> Data provided

>>>>>

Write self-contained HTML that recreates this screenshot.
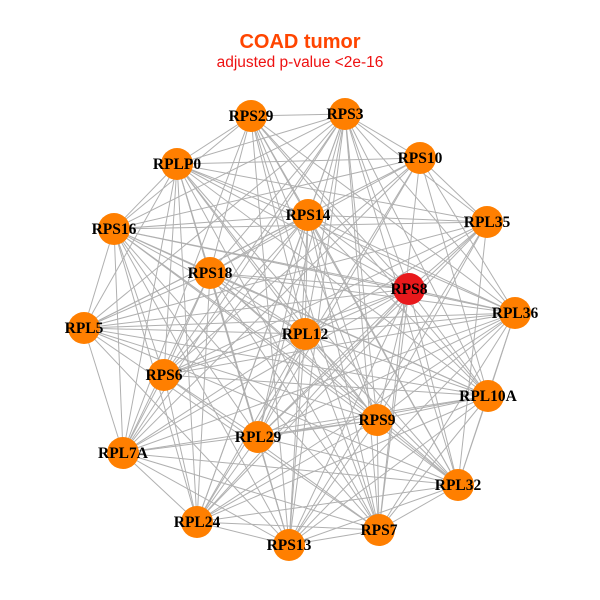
<!DOCTYPE html>
<html><head><meta charset="utf-8"><style>
html,body{margin:0;padding:0;background:#fff;}
svg{display:block;}
</style></head><body>
<svg id="g" width="600" height="600" xmlns="http://www.w3.org/2000/svg">
<rect width="600" height="600" fill="#fff"/>
<text x="300" y="48" text-anchor="middle" font-family="Liberation Sans, sans-serif" font-weight="bold" font-size="20" fill="#ff4500">COAD tumor</text>
<text x="300" y="67" text-anchor="middle" font-family="Liberation Sans, sans-serif" font-size="15.5" fill="#ee1111">adjusted p-value &lt;2e-16</text>
<g id="edges" stroke="#b0b0b0" stroke-width="1"></g>
<g id="nodes"></g>
</svg>
<script>
var N=[["RPS29",251,116],["RPS3",345,114],["RPLP0",177,164],["RPS10",420,158],["RPS16",114,229],["RPS14",308,215],["RPL35",487,222],["RPS18",210,273],["RPS8",409,289],["RPL5",84,328],["RPL36",515,313],["RPL12",305,334],["RPS6",164,375],["RPL10A",488,396],["RPS9",377,420],["RPL29",258,437],["RPL7A",123,453],["RPL32",458,485],["RPL24",197,522],["RPS7",379,530],["RPS13",289,545]];
var ns="http://www.w3.org/2000/svg",E=document.getElementById("edges"),G=document.getElementById("nodes");
for(var i=0;i<N.length;i++)for(var j=i+1;j<N.length;j++){if((i*7+j*3)%9==0)continue;var l=document.createElementNS(ns,"line");l.setAttribute("x1",N[i][1]);l.setAttribute("y1",N[i][2]);l.setAttribute("x2",N[j][1]);l.setAttribute("y2",N[j][2]);E.appendChild(l);}
N.forEach(function(n){var c=document.createElementNS(ns,"circle");c.setAttribute("cx",n[1]);c.setAttribute("cy",n[2]);c.setAttribute("r",16);c.setAttribute("fill",n[0]=="RPS8"?"#e8191c":"#ff7f00");G.appendChild(c);});
N.forEach(function(n){var t=document.createElementNS(ns,"text");t.setAttribute("x",n[1]);t.setAttribute("y",n[2]+5);t.setAttribute("text-anchor","middle");t.setAttribute("font-family","Liberation Serif, serif");t.setAttribute("font-weight","bold");t.setAttribute("font-size","15.5");t.textContent=n[0];G.appendChild(t);});
</script>
</body></html>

<<<<<

> Problem details
Copy the data character for character, but drop all pictures from the copy.

> Written answer
Write self-contained HTML that recreates this screenshot.
<!DOCTYPE html>
<html><head><meta charset="utf-8"><style>
html,body{margin:0;padding:0;background:#fff;}
svg{display:block;}
</style></head><body>
<svg id="g" width="600" height="600" xmlns="http://www.w3.org/2000/svg">
<rect width="600" height="600" fill="#fff"/>
<text x="300" y="48" text-anchor="middle" font-family="Liberation Sans, sans-serif" font-weight="bold" font-size="20" fill="#ff4500">COAD tumor</text>
<text x="300" y="67" text-anchor="middle" font-family="Liberation Sans, sans-serif" font-size="15.5" fill="#ee1111">adjusted p-value &lt;2e-16</text>
<g id="edges" stroke="#b0b0b0" stroke-width="1"></g>
<g id="nodes"></g>
</svg>
<script>
var N=[["RPS29",251,116],["RPS3",345,114],["RPLP0",177,164],["RPS10",420,158],["RPS16",114,229],["RPS14",308,215],["RPL35",487,222],["RPS18",210,273],["RPS8",409,289],["RPL5",84,328],["RPL36",515,313],["RPL12",305,334],["RPS6",164,375],["RPL10A",488,396],["RPS9",377,420],["RPL29",258,437],["RPL7A",123,453],["RPL32",458,485],["RPL24",197,522],["RPS7",379,530],["RPS13",289,545]];
var ns="http://www.w3.org/2000/svg",E=document.getElementById("edges"),G=document.getElementById("nodes");
for(var i=0;i<N.length;i++)for(var j=i+1;j<N.length;j++){if((i*7+j*3)%9==0)continue;var l=document.createElementNS(ns,"line");l.setAttribute("x1",N[i][1]);l.setAttribute("y1",N[i][2]);l.setAttribute("x2",N[j][1]);l.setAttribute("y2",N[j][2]);E.appendChild(l);}
N.forEach(function(n){var c=document.createElementNS(ns,"circle");c.setAttribute("cx",n[1]);c.setAttribute("cy",n[2]);c.setAttribute("r",16);c.setAttribute("fill",n[0]=="RPS8"?"#e8191c":"#ff7f00");G.appendChild(c);});
N.forEach(function(n){var t=document.createElementNS(ns,"text");t.setAttribute("x",n[1]);t.setAttribute("y",n[2]+5);t.setAttribute("text-anchor","middle");t.setAttribute("font-family","Liberation Serif, serif");t.setAttribute("font-weight","bold");t.setAttribute("font-size","15.5");t.textContent=n[0];G.appendChild(t);});
</script>
</body></html>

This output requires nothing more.